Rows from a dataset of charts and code

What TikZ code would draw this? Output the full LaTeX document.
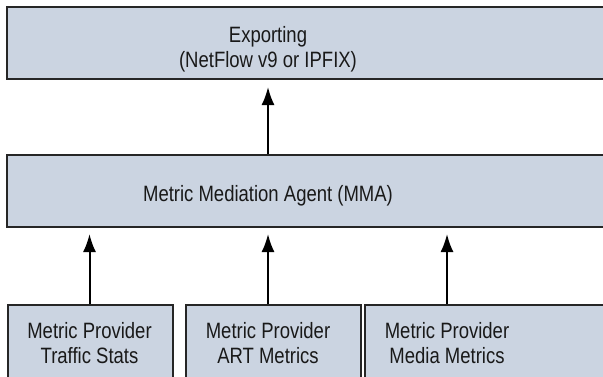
\documentclass[tikz,border=0pt]{standalone}
\usepackage{fontspec}
\setmainfont{Liberation Sans}
\usetikzlibrary{arrows.meta, positioning}
\definecolor{panelblue}{HTML}{CBD4E1}

\begin{document}
\begin{tikzpicture}[x=0.5pt, y=0.5pt,
  panel/.style={draw=black!85, line width=0.8pt, fill=panelblue, inner sep=0pt, anchor=south west},
  caption/.style={align=center, font=\fontsize{9.25}{10.4}\selectfont, text=black!90, yscale=1.2, transform shape},
  flow/.style={-{Latex[length=9pt,width=6.5pt]}, line width=1pt}]
\useasboundingbox (0,0) rectangle (603,376);
\clip (0,0) rectangle (603,376);

% boxes (sizes in pt, 1px = 0.5pt)
\node[panel, minimum width=307pt, minimum height=36.25pt] (export) at (6,296) {};
\node[panel, minimum width=307pt, minimum height=36pt] (mma) at (6,148) {};
\node[panel, minimum width=82.5pt, minimum height=42pt] (traffic) at (7,-14) {};
\node[panel, minimum width=87.5pt, minimum height=42pt] (art) at (185,-14) {};
\node[panel, minimum width=128pt, minimum height=42pt] (media) at (364,-14) {};

% texts
\node[caption] (exportText) at (268,327) {Exporting\\(NetFlow v9 or IPFIX)};
\node[caption] (mmaText) at (268,180) {Metric Mediation Agent (MMA)};
\node[caption] (trafficText) at (89.5,33) {Metric Provider\\Traffic Stats};
\node[caption] (artText) at (268,33) {Metric Provider\\ART Metrics};
\node[caption] (mediaText) at (447,33) {Metric Provider\\Media Metrics};

% arrows
\draw[flow, shorten >=3pt] (trafficText |- traffic.north) -- (trafficText |- mma.south);
\draw[flow, shorten >=3pt] (artText |- art.north) -- (artText |- mma.south);
\draw[flow, shorten >=3pt] (mediaText |- media.north) -- (mediaText |- mma.south);
\draw[flow, shorten >=3.5pt] (exportText |- mma.north) -- (exportText |- export.south);
\end{tikzpicture}
\end{document}
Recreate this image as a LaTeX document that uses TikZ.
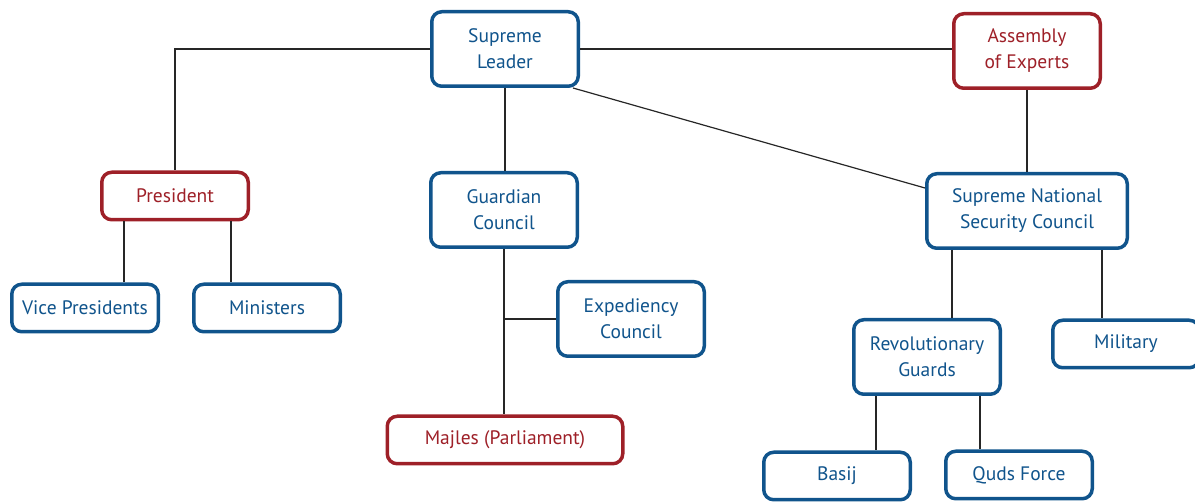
\documentclass[tikz,border=0pt]{standalone}
\usepackage{fontspec}
\setmainfont{PT Sans}
\usetikzlibrary{positioning}
\definecolor{orgblue}{RGB}{16,84,140}
\definecolor{orgred}{RGB}{158,32,40}

\begin{document}
\begin{tikzpicture}[
        x=1pt, y=-1pt,
        box/.style={draw=orgblue, line width=3.5pt, rounded corners=10pt, fill=white, text=orgblue, align=center, font=\fontsize{19.5}{26}\selectfont, minimum width=146.5pt, inner sep=0pt},
        tall/.style={minimum height=74.5pt},
        flat/.style={minimum height=47.5pt},
        redbox/.style={box, draw=orgred, text=orgred},
        link/.style={draw, line width=1.2pt, black!85}
    ]

    \useasboundingbox (0,0) rectangle (1195,502);

    % Top row
    \node[box, tall] (leader) at (505, 49) {Supreme\\Leader};
    \node[redbox, tall] (assembly) at (1027, 51) {Assembly\\of Experts};

    % Second row
    \node[redbox, flat] (president) at (175, 196) {President};
    \node[box, tall] (guardian) at (504, 210) {Guardian\\Council};
    \node[box, tall, minimum width=200.5pt] (security) at (1027, 211) {Supreme National\\Security Council};

    % Third row
    \node[box, flat] (vicepres) at (85, 308) {Vice Presidents};
    \node[box, flat] (ministers) at (267, 308) {Ministers};
    \node[box, tall] (expediency) at (631, 319) {Expediency\\Council};
    \node[box, tall] (revguards) at (927, 357) {Revolutionary\\Guards};
    \node[box, flat] (military) at (1126, 344) {Military};

    % Bottom row
    \node[redbox, flat, minimum width=235.5pt] (majles) at (505, 440) {Majles (Parliament)};
    \node[box, flat] (basij) at (837, 476) {Basij};
    \node[box, flat] (quds) at (1019, 475) {Quds Force};

    % Edges from the leader
    \draw[link] (leader.west) -| (president.north);
    \draw[link] (leader.east) -- (leader.east -| assembly.west);
    \draw[link] (leader.south) -- (leader.south |- guardian.north);
    \draw[link] ([xshift=-7pt]leader.south east) -- ([yshift=-16pt]security.north west);
    \draw[link] (assembly.south) -- (assembly.south |- security.north);

    % Edges below the president
    \draw[link] ([xshift=-51pt]president.south) -- ([xshift=-51pt]president.south |- vicepres.north);
    \draw[link] ([xshift=56pt]president.south) -- ([xshift=56pt]president.south |- ministers.north);

    % Edges below the guardian council
    \draw[link] (guardian.south) -- (guardian.south |- majles.north);
    \draw[link] (expediency.west) -- (expediency.west -| guardian.south);

    % Edges below the security council
    \draw[link] ([xshift=-75pt]security.south) -- ([xshift=-75pt]security.south |- revguards.north);
    \draw[link] ([xshift=75pt]security.south) -- ([xshift=75pt]security.south |- military.north);
    \draw[link] ([xshift=-51pt]revguards.south) -- ([xshift=-51pt]revguards.south |- basij.north);
    \draw[link] ([xshift=53pt]revguards.south) -- ([xshift=53pt]revguards.south |- quds.north);

\end{tikzpicture}
\end{document}
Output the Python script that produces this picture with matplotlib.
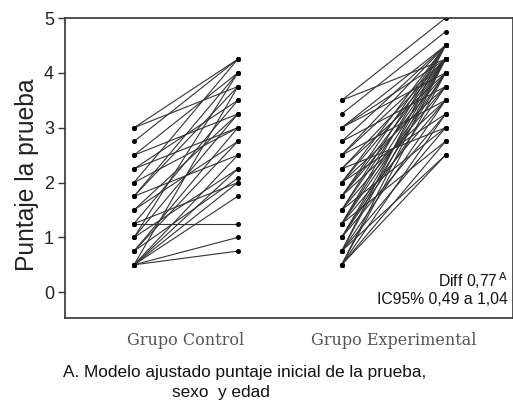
import matplotlib
matplotlib.use("Agg")
import matplotlib.pyplot as plt

# Control group: (pre, post) scores
control_pre = [3.0, 3.0, 2.75, 2.5, 2.5, 2.25, 2.0, 2.0, 1.75, 1.75, 1.75, 1.5, 1.5, 1.25, 1.25,
               1.0, 1.0, 0.75, 0.75, 0.75, 0.5, 0.5, 0.5, 0.5, 0.5, 0.5, 0.5, 1.25, 2.25, 1.0]
control_post = [4.25, 3.75, 4.25, 4.0, 3.25, 3.5, 4.25, 3.0, 4.0, 2.5, 3.75, 3.25, 2.75, 1.25, 3.5,
                2.25, 4.0, 3.0, 2.08, 2.75, 1.0, 0.75, 2.0, 1.75, 2.25, 3.75, 2.5, 2.0, 3.0, 3.25]

# Experimental group: (pre, post) scores
exp_pre = [3.5, 3.25, 3.0, 3.0, 3.0, 2.75, 2.75, 2.5, 2.5, 2.5, 2.25, 2.25, 2.25, 2.0, 2.0, 2.0, 2.0,
           1.75, 1.75, 1.75, 1.75, 1.5, 1.5, 1.5, 1.5, 1.25, 1.25, 1.25, 1.25, 1.25, 1.0, 1.0, 1.0, 1.0,
           0.75, 0.75, 0.75, 0.75, 0.75, 0.5, 0.5, 0.5, 0.5, 0.5, 3.5]
exp_post = [5.0, 4.75, 4.25, 4.5, 4.0, 4.5, 3.75, 4.25, 4.5, 3.5, 4.25, 4.0, 3.0, 4.5, 4.25, 3.75, 3.25,
            4.5, 4.0, 3.5, 4.25, 4.25, 4.5, 3.75, 3.0, 4.25, 4.0, 3.5, 2.75, 4.5, 4.25, 3.75, 3.25, 4.0,
            4.25, 3.5, 2.5, 3.0, 4.5, 4.0, 3.25, 2.75, 4.25, 2.5, 4.25]

group_labels = ["Grupo Control", "Grupo Experimental"]
y_ticks = [0, 1, 2, 3, 4, 5]
ylabel = "Puntaje la prueba"
diff_text = "Diff 0,77"
ci_text = "IC95% 0,49 a 1,04"
caption1 = "A. Modelo ajustado puntaje inicial de la prueba,"
caption2 = "sexo  y edad"

fig = plt.figure(figsize=(5.13, 4.01), dpi=100)
ax = fig.add_axes([0.127, 0.207, 0.873, 0.748])

line_kw = dict(color="#333333", lw=0.8, marker="o", ms=2.6, mfc="black", mec="black")
for a, b in zip(control_pre, control_post):
    ax.plot([0, 1], [a, b], **line_kw)
for a, b in zip(exp_pre, exp_post):
    ax.plot([2, 3], [a, b], **line_kw)

ax.set_xlim(-0.663, 3.65)
ax.set_ylim(-0.47, 5.0)
ax.set_yticks(y_ticks)
ax.set_yticklabels([str(t) for t in y_ticks], fontsize=13, color="#222222", family="Liberation Sans")
ax.set_xticks([0.5, 2.5])
ax.set_xticklabels(group_labels, fontsize=11.5, color="#555555", family="DejaVu Serif")
ax.tick_params(axis="x", length=0, pad=10)
ax.tick_params(axis="y", length=5, width=1, color="#333333", pad=3)
for s in ax.spines.values():
    s.set_color("#333333")
    s.set_linewidth(1.2)
ax.set_ylabel(ylabel, fontsize=17.7, family="Liberation Sans", color="#222222")
ax.yaxis.set_label_coords(-0.058, 0.477)

ax.text(0.988, 0.123, diff_text + r"$^{\,\mathrm{A}}$", transform=ax.transAxes, ha="right", va="center",
        fontsize=11.3, family="Liberation Sans", color="#111111")
ax.text(0.988, 0.06, ci_text, transform=ax.transAxes, ha="right", va="center",
        fontsize=11.3, family="Liberation Sans", color="#111111")

fig.text(0.123, 1 - 372 / 401, caption1, ha="left", va="center", fontsize=12.4,
         family="Liberation Sans", color="#111111")
fig.text(0.43, 1 - 393 / 401, caption2, ha="center", va="center", fontsize=12.4,
         family="Liberation Sans", color="#111111")

fig.savefig("out.png", dpi=100)
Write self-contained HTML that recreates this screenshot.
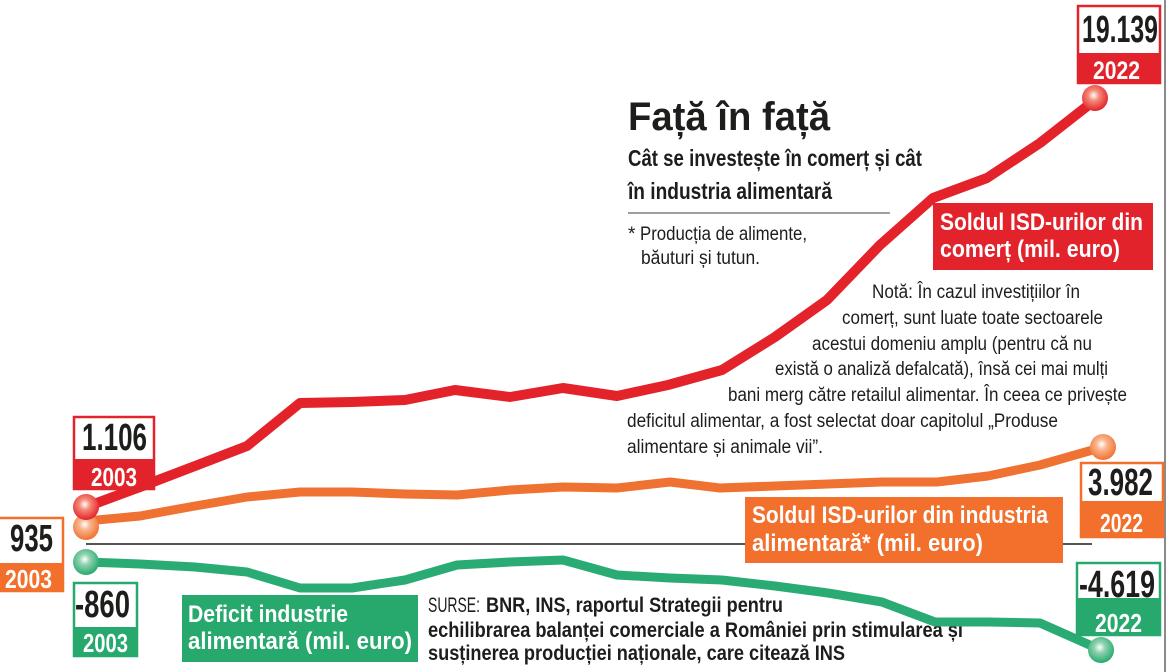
<!DOCTYPE html>
<html><head><meta charset="utf-8"><style>
html,body{margin:0;padding:0;background:#fff;width:1170px;height:672px;overflow:hidden}
svg{display:block}
text{font-family:"Liberation Sans Narrow","Liberation Sans","DejaVu Sans Condensed",sans-serif}
.b{font-weight:bold}
</style></head><body>
<svg width="1170" height="672" viewBox="0 0 1170 672" xmlns="http://www.w3.org/2000/svg">
<defs>
<radialGradient id="gr" cx="45%" cy="40%" r="60%"><stop offset="0" stop-color="#fff"/><stop offset="0.35" stop-color="#f58a78"/><stop offset="1" stop-color="#e2232b"/></radialGradient>
<radialGradient id="go" cx="45%" cy="40%" r="60%"><stop offset="0" stop-color="#fff"/><stop offset="0.35" stop-color="#f9b58e"/><stop offset="1" stop-color="#f07232"/></radialGradient>
<radialGradient id="gg" cx="45%" cy="40%" r="60%"><stop offset="0" stop-color="#fff"/><stop offset="0.35" stop-color="#8fd2b0"/><stop offset="1" stop-color="#27a96e"/></radialGradient>
</defs>
<rect x="0" y="0" width="1170" height="672" fill="#fff"/>
<rect x="1164" y="0" width="2" height="672" fill="#8a8a8a"/>

<!-- title block -->
<text class="b" x="628" y="130" font-size="40" textLength="202" lengthAdjust="spacingAndGlyphs" fill="#1d1d1b">Față în față</text>
<text class="b" x="628" y="166" font-size="23" textLength="294" lengthAdjust="spacingAndGlyphs" fill="#1d1d1b">Cât se investește în comerț și cât</text>
<text class="b" x="628" y="199" font-size="23" textLength="204" lengthAdjust="spacingAndGlyphs" fill="#1d1d1b">în industria alimentară</text>
<line x1="628" y1="213" x2="890" y2="213" stroke="#666" stroke-width="1.2"/>
<text x="628" y="240" font-size="19" fill="#1d1d1b">*</text>
<text x="640" y="240" font-size="19" textLength="167" lengthAdjust="spacingAndGlyphs" fill="#1d1d1b">Producția de alimente,</text>
<text x="641" y="264" font-size="19" textLength="119" lengthAdjust="spacingAndGlyphs" fill="#1d1d1b">băuturi și tutun.</text>

<!-- note -->
<g font-size="19" fill="#1d1d1b">
<text x="872" y="298" textLength="208" lengthAdjust="spacingAndGlyphs">Notă: În cazul investițiilor în</text>
<text x="842" y="324" textLength="261" lengthAdjust="spacingAndGlyphs">comerț, sunt luate toate sectoarele</text>
<text x="812" y="350" textLength="280" lengthAdjust="spacingAndGlyphs">acestui domeniu amplu (pentru că nu</text>
<text x="775" y="375" textLength="333" lengthAdjust="spacingAndGlyphs">există o analiză defalcată), însă cei mai mulți</text>
<text x="728" y="401" textLength="399" lengthAdjust="spacingAndGlyphs">bani merg către retailul alimentar. În ceea ce privește</text>
<text x="627" y="427" textLength="431" lengthAdjust="spacingAndGlyphs">deficitul alimentar, a fost selectat doar capitolul „Produse</text>
<text x="627" y="453" textLength="196" lengthAdjust="spacingAndGlyphs">alimentare și animale vii”.</text>
</g>

<!-- sources -->
<text x="428" y="612" font-size="21" textLength="52" lengthAdjust="spacingAndGlyphs" fill="#1d1d1b">SURSE:</text>
<text class="b" x="486" y="612" font-size="21" textLength="297" lengthAdjust="spacingAndGlyphs" fill="#1d1d1b">BNR, INS, raportul Strategii pentru</text>
<text class="b" x="428" y="637" font-size="21" textLength="535" lengthAdjust="spacingAndGlyphs" fill="#1d1d1b">echilibrarea balanței comerciale a României prin stimularea și</text>
<text class="b" x="428" y="660" font-size="21" textLength="417" lengthAdjust="spacingAndGlyphs" fill="#1d1d1b">susținerea producției naționale, care citează INS</text>

<!-- axis line -->
<line x1="86" y1="544" x2="1092" y2="544" stroke="#1d1d1b" stroke-width="1.6"/>

<!-- series lines -->
<polyline fill="none" stroke="#2bab74" stroke-width="9" stroke-linejoin="round" stroke-linecap="round" points="86,562 140,564 195,567 247,572 300,588 352,588 405,580 457,565 510,562 563,560 617,575 670,578 722,580 775,586 828,593 882,602 935,622 988,622 1040,623 1101,650"/>
<polyline fill="none" stroke="#f07232" stroke-width="9" stroke-linejoin="round" stroke-linecap="round" points="86,521 140,516 195,506 247,497 300,492 352,492 405,494 457,495 510,490 563,487 617,488 670,482 720,488 775,486 828,484 882,482 937,482 988,476 1040,465 1103,447"/>
<polyline fill="none" stroke="#e4222a" stroke-width="10" stroke-linejoin="round" stroke-linecap="round" points="86,507 140,487 195,466 247,446 300,403 352,402 405,400 455,390 510,397 563,388 617,396 668,385 722,370 775,337 827,300 880,245 933,198 987,178 1040,143 1095,100"/>

<!-- circles -->
<circle cx="86" cy="562" r="13" fill="url(#gg)"/>
<circle cx="86" cy="527" r="13" fill="url(#go)"/>
<circle cx="86" cy="507" r="13" fill="url(#gr)"/>
<circle cx="1095" cy="98" r="13" fill="url(#gr)"/>
<circle cx="1103" cy="447" r="13" fill="url(#go)"/>
<circle cx="1101" cy="650" r="13" fill="url(#gg)"/>

<!-- series labels -->
<rect x="933" y="203" width="220" height="67" fill="#e2232b"/>
<text class="b" x="940" y="230" font-size="24" textLength="203" lengthAdjust="spacingAndGlyphs" fill="#fff">Soldul ISD-urilor din</text>
<text class="b" x="940" y="257" font-size="24" textLength="180" lengthAdjust="spacingAndGlyphs" fill="#fff">comerț (mil. euro)</text>

<rect x="745" y="497" width="318" height="66" fill="#f26f2c"/>
<text class="b" x="752" y="523" font-size="24" textLength="296" lengthAdjust="spacingAndGlyphs" fill="#fff">Soldul ISD-urilor din industria</text>
<text class="b" x="752" y="551" font-size="24" textLength="231" lengthAdjust="spacingAndGlyphs" fill="#fff">alimentară* (mil. euro)</text>

<rect x="182" y="595" width="236" height="67" fill="#27a96e"/>
<text class="b" x="188" y="622" font-size="24" textLength="160" lengthAdjust="spacingAndGlyphs" fill="#fff">Deficit industrie</text>
<text class="b" x="188" y="649" font-size="24" textLength="224" lengthAdjust="spacingAndGlyphs" fill="#fff">alimentară (mil. euro)</text>

<!-- value boxes -->
<rect x="74" y="417" width="80" height="72" fill="#fff" stroke="#e2232b" stroke-width="2.5"/>
<rect x="73" y="459" width="82" height="31" fill="#e2232b"/>
<text class="b" x="82" y="450" font-size="38" textLength="65" lengthAdjust="spacingAndGlyphs" fill="#1d1d1b">1.106</text>
<text class="b" x="91" y="486" font-size="26" textLength="46" lengthAdjust="spacingAndGlyphs" fill="#fff">2003</text>

<rect x="-2" y="518" width="65" height="73" fill="#fff" stroke="#f26f2c" stroke-width="2.5"/>
<rect x="-3" y="563" width="67" height="29" fill="#f26f2c"/>
<text class="b" x="10" y="551" font-size="38" textLength="43" lengthAdjust="spacingAndGlyphs" fill="#1d1d1b">935</text>
<text class="b" x="5" y="588" font-size="26" textLength="47" lengthAdjust="spacingAndGlyphs" fill="#fff">2003</text>

<rect x="74" y="583" width="63" height="73" fill="#fff" stroke="#27a96e" stroke-width="2.5"/>
<rect x="73" y="627" width="65" height="30" fill="#27a96e"/>
<text class="b" x="75" y="617" font-size="38" textLength="55" lengthAdjust="spacingAndGlyphs" fill="#1d1d1b">-860</text>
<text class="b" x="83" y="652" font-size="26" textLength="45" lengthAdjust="spacingAndGlyphs" fill="#fff">2003</text>

<rect x="1078" y="6" width="82" height="77" fill="#fff" stroke="#e2232b" stroke-width="2.5"/>
<rect x="1077" y="53" width="84" height="31" fill="#e2232b"/>
<text class="b" x="1082" y="42" font-size="38" textLength="76" lengthAdjust="spacingAndGlyphs" fill="#1d1d1b">19.139</text>
<text class="b" x="1093" y="79" font-size="25" textLength="47" lengthAdjust="spacingAndGlyphs" fill="#fff">2022</text>

<rect x="1081" y="463" width="82" height="74" fill="#fff" stroke="#f26f2c" stroke-width="2.5"/>
<rect x="1080" y="501" width="84" height="37" fill="#f26f2c"/>
<text class="b" x="1088" y="495" font-size="38" textLength="65" lengthAdjust="spacingAndGlyphs" fill="#1d1d1b">3.982</text>
<text class="b" x="1100" y="532" font-size="26" textLength="43" lengthAdjust="spacingAndGlyphs" fill="#fff">2022</text>

<rect x="1077" y="563" width="83" height="72" fill="#fff" stroke="#27a96e" stroke-width="2.5"/>
<rect x="1076" y="598" width="85" height="38" fill="#27a96e"/>
<text class="b" x="1079" y="597" font-size="38" textLength="76" lengthAdjust="spacingAndGlyphs" fill="#1d1d1b">-4.619</text>
<text class="b" x="1095" y="632" font-size="26" textLength="47" lengthAdjust="spacingAndGlyphs" fill="#fff">2022</text>
</svg>
</body></html>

# Aim of the task
Give the lines again word for word, from the start of the records to the line holding "(mediaText) at (447,33)", both included, and leave out any picture.

# Solution
What TikZ code would draw this? Output the full LaTeX document.
\documentclass[tikz,border=0pt]{standalone}
\usepackage{fontspec}
\setmainfont{Liberation Sans}
\usetikzlibrary{arrows.meta, positioning}
\definecolor{panelblue}{HTML}{CBD4E1}

\begin{document}
\begin{tikzpicture}[x=0.5pt, y=0.5pt,
  panel/.style={draw=black!85, line width=0.8pt, fill=panelblue, inner sep=0pt, anchor=south west},
  caption/.style={align=center, font=\fontsize{9.25}{10.4}\selectfont, text=black!90, yscale=1.2, transform shape},
  flow/.style={-{Latex[length=9pt,width=6.5pt]}, line width=1pt}]
\useasboundingbox (0,0) rectangle (603,376);
\clip (0,0) rectangle (603,376);

% boxes (sizes in pt, 1px = 0.5pt)
\node[panel, minimum width=307pt, minimum height=36.25pt] (export) at (6,296) {};
\node[panel, minimum width=307pt, minimum height=36pt] (mma) at (6,148) {};
\node[panel, minimum width=82.5pt, minimum height=42pt] (traffic) at (7,-14) {};
\node[panel, minimum width=87.5pt, minimum height=42pt] (art) at (185,-14) {};
\node[panel, minimum width=128pt, minimum height=42pt] (media) at (364,-14) {};

% texts
\node[caption] (exportText) at (268,327) {Exporting\\(NetFlow v9 or IPFIX)};
\node[caption] (mmaText) at (268,180) {Metric Mediation Agent (MMA)};
\node[caption] (trafficText) at (89.5,33) {Metric Provider\\Traffic Stats};
\node[caption] (artText) at (268,33) {Metric Provider\\ART Metrics};
\node[caption] (mediaText) at (447,33) {Metric Provider\\Media Metrics};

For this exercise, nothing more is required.